>> start

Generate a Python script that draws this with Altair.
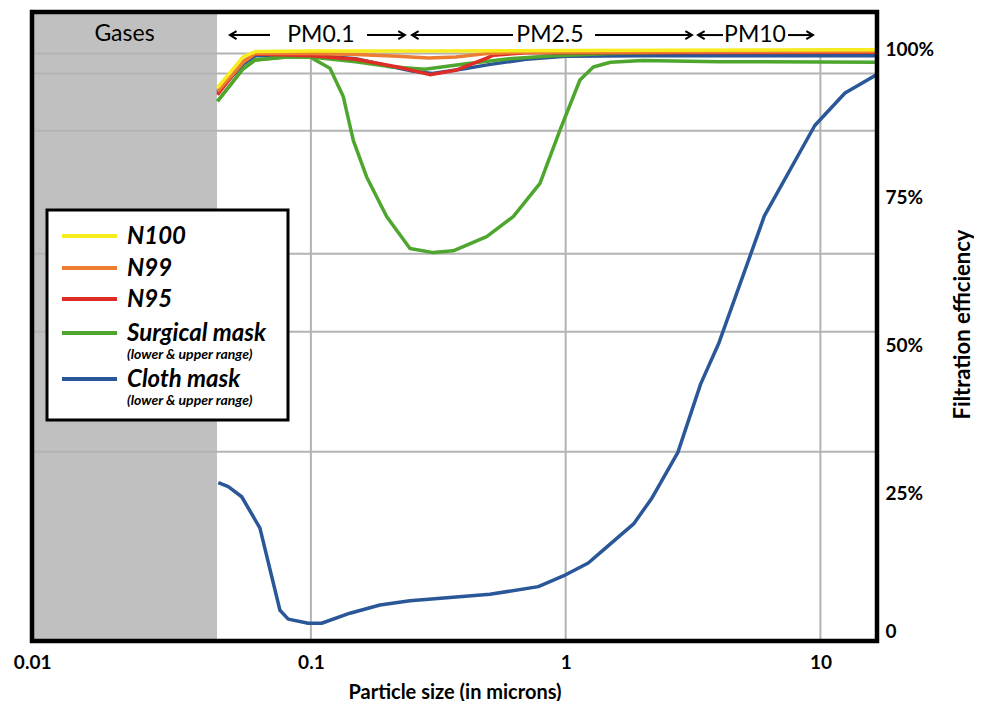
import altair as alt
import pandas as pd

# ---------------- data (particle size in microns, efficiency in %) ----------------
n100_x = [0.043, 0.0542, 0.0605, 0.1, 0.3, 1.0, 16.6]
n100_y = [93.6, 98.8, 99.7, 99.8, 99.8, 99.9, 100.0]

n99_x = [0.043, 0.0542, 0.0605, 0.1, 0.15, 0.22, 0.29, 0.37, 0.5, 0.7, 16.6]
n99_y = [93.0, 97.9, 99.4, 99.4, 99.2, 98.9, 98.6, 98.8, 99.4, 99.6, 99.7]

n95_x = [0.043, 0.0542, 0.0605, 0.1, 0.15, 0.224, 0.293, 0.374, 0.49, 0.52, 0.7, 16.6]
n95_y = [92.4, 98.0, 99.3, 99.0, 98.4, 97.0, 95.8, 96.6, 98.6, 99.1, 99.5, 99.6]

surg_lo_x = [0.043, 0.0542, 0.0605, 0.08, 0.0992, 0.1188, 0.134, 0.1467, 0.1655, 0.1983,
             0.2449, 0.3022, 0.3621, 0.4898, 0.6228, 0.7929, 0.95, 1.138, 1.284, 1.5,
             2.0, 4.0, 16.6]
surg_lo_y = [91.3, 96.8, 98.3, 98.8, 98.8, 96.9, 92.1, 84.7, 78.5, 71.8,
             66.4, 65.7, 66.0, 68.4, 71.8, 77.4, 86.4, 94.9, 97.1, 97.9,
             98.2, 98.0, 97.9]

surg_hi_x = [0.043, 0.0542, 0.0605, 0.08, 0.1, 0.15, 0.2, 0.28, 0.4, 0.6, 0.9, 1.5, 4.0, 16.6]
surg_hi_y = [91.3, 96.8, 98.3, 98.8, 98.8, 98.0, 97.2, 96.7, 97.6, 98.5, 99.0, 99.4, 99.7, 100.0]

cloth_lo_x = [0.0433, 0.0474, 0.0535, 0.0631, 0.0756, 0.0815, 0.0976, 0.1102, 0.1423, 0.1867,
              0.2449, 0.5045, 0.781, 0.979, 1.227, 1.364, 1.848, 2.183, 2.758, 3.389,
              4.003, 6.027, 9.506, 12.49, 16.6]
cloth_lo_y = [26.8, 26.1, 24.4, 19.1, 5.2, 3.7, 3.0, 3.0, 4.7, 6.1,
              6.8, 7.9, 9.2, 11.0, 13.2, 14.9, 19.8, 24.2, 31.9, 43.5,
              50.5, 71.9, 87.2, 92.7, 95.8]

cloth_hi_x = [0.043, 0.0542, 0.0605, 0.1, 0.15, 0.2, 0.25, 0.3, 0.4, 0.5, 0.7, 1.0, 2.0, 16.6]
cloth_hi_y = [92.8, 97.6, 99.0, 99.1, 98.5, 97.3, 96.4, 96.0, 96.8, 97.5, 98.4, 98.9, 99.0, 99.0]

# series order = drawing order (bottom to top)
series = [
    ("Cloth mask lower", cloth_lo_x, cloth_lo_y, "#2A5797"),
    ("Cloth mask upper", cloth_hi_x, cloth_hi_y, "#2A5797"),
    ("Surgical mask lower", surg_lo_x, surg_lo_y, "#4EA62E"),
    ("Surgical mask upper", surg_hi_x, surg_hi_y, "#4EA62E"),
    ("N95", n95_x, n95_y, "#DE2C26"),
    ("N99", n99_x, n99_y, "#ED7D31"),
    ("N100", n100_x, n100_y, "#F7EC1E"),
]

legend_labels = ["N100", "N99", "N95", "Surgical mask", "Cloth mask"]
legend_colors = ["#F7EC1E", "#ED7D31", "#DE2C26", "#4EA62E", "#2A5797"]
legend_sub = ["", "", "", "(lower & upper range)", "(lower & upper range)"]

x_ticks = [0.01, 0.1, 1, 10]
y_ticks = [0, 25, 50, 75, 100]
grid_h = [99.4, 96.0, 86.3, 65.5, 52.3, 32.0]
grid_v = [0.1, 1, 10]

gases_x0, gases_x1 = 0.00804, 0.0428
x_domain = [0.00804, 16.68]
y_domain = [0, 106.4]

pm_labels = ["PM0.1", "PM2.5", "PM10"]
pm_label_x = [0.1095, 0.868, 5.537]
pm_left_from = [0.0481, 0.2493, 3.308]
pm_left_to = [0.0691, 0.6214, 4.147]
pm_right_from = [0.1661, 1.304, 7.464]
pm_right_to = [0.234, 3.133, 9.355]
annot_y = 102.5
gases_y = 102.7

# ---------------- layout ----------------
W, H = 845, 629
FONT = "Lato"

xscale = alt.Scale(type="log", domain=x_domain, nice=False)
yscale = alt.Scale(domain=y_domain, nice=False, zero=False)

x_axis = alt.Axis(
    values=x_ticks, format="~g", grid=False, ticks=False, domain=False,
    labelFont=FONT, labelFontWeight="bold", labelFontSize=19, labelColor="black",
    labelPadding=12, labelFlush=False, labelOverlap=False,
    labelOffset={"condition": {"test": "datum.value < 0.05", "value": -24}, "value": 0},
    title="Particle size (in microns)", titleFont=FONT, titleFontWeight="bold",
    titleFontSize=20, titleColor="black", titlePadding=10,
)
y_axis = alt.Axis(
    orient="right", values=y_ticks,
    labelExpr="datum.value == 0 ? '0' : datum.value + '%'",
    grid=False, ticks=False, domain=False,
    labelFont=FONT, labelFontWeight="bold", labelFontSize=19, labelColor="black",
    labelPadding=8, labelFlush=False, labelOverlap=False,
    labelBaseline={"condition": {"test": "datum.value == 0", "value": "bottom"}, "value": "middle"},
    title="Filtration efficiency", titleFont=FONT, titleFontWeight="bold",
    titleFontSize=22, titleColor="black", titleAngle=270,
    titleX=85, titleY=312, titleAlign="center", titleBaseline="middle",
)


def X(field):
    return alt.X(field, type="quantitative", scale=xscale, axis=x_axis)


def Y(field):
    return alt.Y(field, type="quantitative", scale=yscale, axis=y_axis)


layers = []

# gases region
gas_df = pd.DataFrame({"x0": [gases_x0], "x1": [gases_x1], "y0": [y_domain[0]], "y1": [y_domain[1]]})
layers.append(
    alt.Chart(gas_df).mark_rect(color="#C0C0C0").encode(
        x=X("x0"), x2="x1", y=Y("y0"), y2="y1"
    )
)

# grid lines
gh_df = pd.DataFrame({"v": grid_h})
layers.append(
    alt.Chart(gh_df).mark_rule(color="#B3B3B3", strokeWidth=2).encode(y=Y("v"))
)
gv_df = pd.DataFrame({"v": grid_v, "y0": [0] * len(grid_v), "y1": [100] * len(grid_v)})
layers.append(
    alt.Chart(gv_df).mark_rule(color="#B3B3B3", strokeWidth=2).encode(
        x=X("v"), y=Y("y0"), y2="y1"
    )
)

# curves
for name, xs, ys, col in series:
    df = pd.DataFrame({"size": xs, "eff": ys})
    layers.append(
        alt.Chart(df).mark_line(color=col, strokeWidth=3.5, strokeJoin="round", clip=True).encode(
            x=X("size"), y=Y("eff")
        )
    )

# PM annotations
pm_df = pd.DataFrame({
    "label": pm_labels, "lx": pm_label_x,
    "a0": pm_left_from, "a1": pm_left_to,
    "b0": pm_right_from, "b1": pm_right_to,
    "y": [annot_y] * 3,
})
layers.append(alt.Chart(pm_df).mark_rule(color="black", strokeWidth=2).encode(x=X("a0"), x2="a1", y=Y("y")))
layers.append(alt.Chart(pm_df).mark_rule(color="black", strokeWidth=2).encode(x=X("b0"), x2="b1", y=Y("y")))
layers.append(
    alt.Chart(pm_df).mark_point(shape="M2,-1.2L0,0L2,1.2", filled=False, color="black",
                                strokeWidth=2, size=44, opacity=1).encode(x=X("a0"), y=Y("y"))
)
layers.append(
    alt.Chart(pm_df).mark_point(shape="M-2,-1.2L0,0L-2,1.2", filled=False, color="black",
                                strokeWidth=2, size=44, opacity=1).encode(x=X("b1"), y=Y("y"))
)
layers.append(
    alt.Chart(pm_df).mark_text(font=FONT, fontSize=23, color="black", baseline="middle", align="center").encode(
        x=X("lx"), y=Y("y"), text="label:N"
    )
)

# Gases label (geometric centre of the grey band)
gl_df = pd.DataFrame({"t": ["Gases"], "x": [(gases_x0 * gases_x1) ** 0.5], "y": [gases_y]})
layers.append(
    alt.Chart(gl_df).mark_text(font=FONT, fontSize=23, color="black", baseline="middle", align="center").encode(
        x=X("x"), y=Y("y"), text="t:N"
    )
)

# custom legend
one = alt.Data(values=[{"a": 1}])
LX0, LX1, LY0, LY1 = 15, 256, 198, 408
layers.append(
    alt.Chart(one).mark_rect(fill="white", stroke="black", strokeWidth=3).encode(
        x=alt.value(LX0), x2=alt.value(LX1), y=alt.value(LY0), y2=alt.value(LY1)
    )
)
row_y = [224, 256, 287, 321, 367]
for lab, col, sub, ry in zip(legend_labels, legend_colors, legend_sub, row_y):
    layers.append(
        alt.Chart(one).mark_rule(color=col, strokeWidth=4).encode(
            x=alt.value(30), x2=alt.value(85), y=alt.value(ry)
        )
    )
    layers.append(
        alt.Chart(one).mark_text(font=FONT, fontSize=24, fontWeight="bold", fontStyle="italic",
                                 color="black", align="left", baseline="middle").encode(
            x=alt.value(95), y=alt.value(ry + 1), text=alt.value(lab)
        )
    )
    if sub:
        layers.append(
            alt.Chart(one).mark_text(font=FONT, fontSize=14, fontWeight="bold", fontStyle="italic",
                                     color="black", align="left", baseline="middle").encode(
                x=alt.value(95), y=alt.value(ry + 22), text=alt.value(sub)
            )
        )

# frame
layers.append(
    alt.Chart(one).mark_rect(filled=False, stroke="black", strokeWidth=4.5).encode(
        x=alt.value(0), x2=alt.value(W), y=alt.value(0), y2=alt.value(H)
    )
)

chart = alt.layer(*layers).properties(
    width=W, height=H,
    autosize=alt.AutoSizeParams(type="none"),
    padding={"left": 24, "top": 4, "right": 97, "bottom": 60},
).configure_view(stroke=None).configure(background="white")

chart.save("out.html", embed_options={"renderer": "svg", "actions": False})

>> end

Begin at the first line of the data above and repeat each line exactly, stopping after the line containing "98.2, 98.0, 97.9]". Omit the pictures.

Generate a Python script that draws this with Altair.
import altair as alt
import pandas as pd

# ---------------- data (particle size in microns, efficiency in %) ----------------
n100_x = [0.043, 0.0542, 0.0605, 0.1, 0.3, 1.0, 16.6]
n100_y = [93.6, 98.8, 99.7, 99.8, 99.8, 99.9, 100.0]

n99_x = [0.043, 0.0542, 0.0605, 0.1, 0.15, 0.22, 0.29, 0.37, 0.5, 0.7, 16.6]
n99_y = [93.0, 97.9, 99.4, 99.4, 99.2, 98.9, 98.6, 98.8, 99.4, 99.6, 99.7]

n95_x = [0.043, 0.0542, 0.0605, 0.1, 0.15, 0.224, 0.293, 0.374, 0.49, 0.52, 0.7, 16.6]
n95_y = [92.4, 98.0, 99.3, 99.0, 98.4, 97.0, 95.8, 96.6, 98.6, 99.1, 99.5, 99.6]

surg_lo_x = [0.043, 0.0542, 0.0605, 0.08, 0.0992, 0.1188, 0.134, 0.1467, 0.1655, 0.1983,
             0.2449, 0.3022, 0.3621, 0.4898, 0.6228, 0.7929, 0.95, 1.138, 1.284, 1.5,
             2.0, 4.0, 16.6]
surg_lo_y = [91.3, 96.8, 98.3, 98.8, 98.8, 96.9, 92.1, 84.7, 78.5, 71.8,
             66.4, 65.7, 66.0, 68.4, 71.8, 77.4, 86.4, 94.9, 97.1, 97.9,
             98.2, 98.0, 97.9]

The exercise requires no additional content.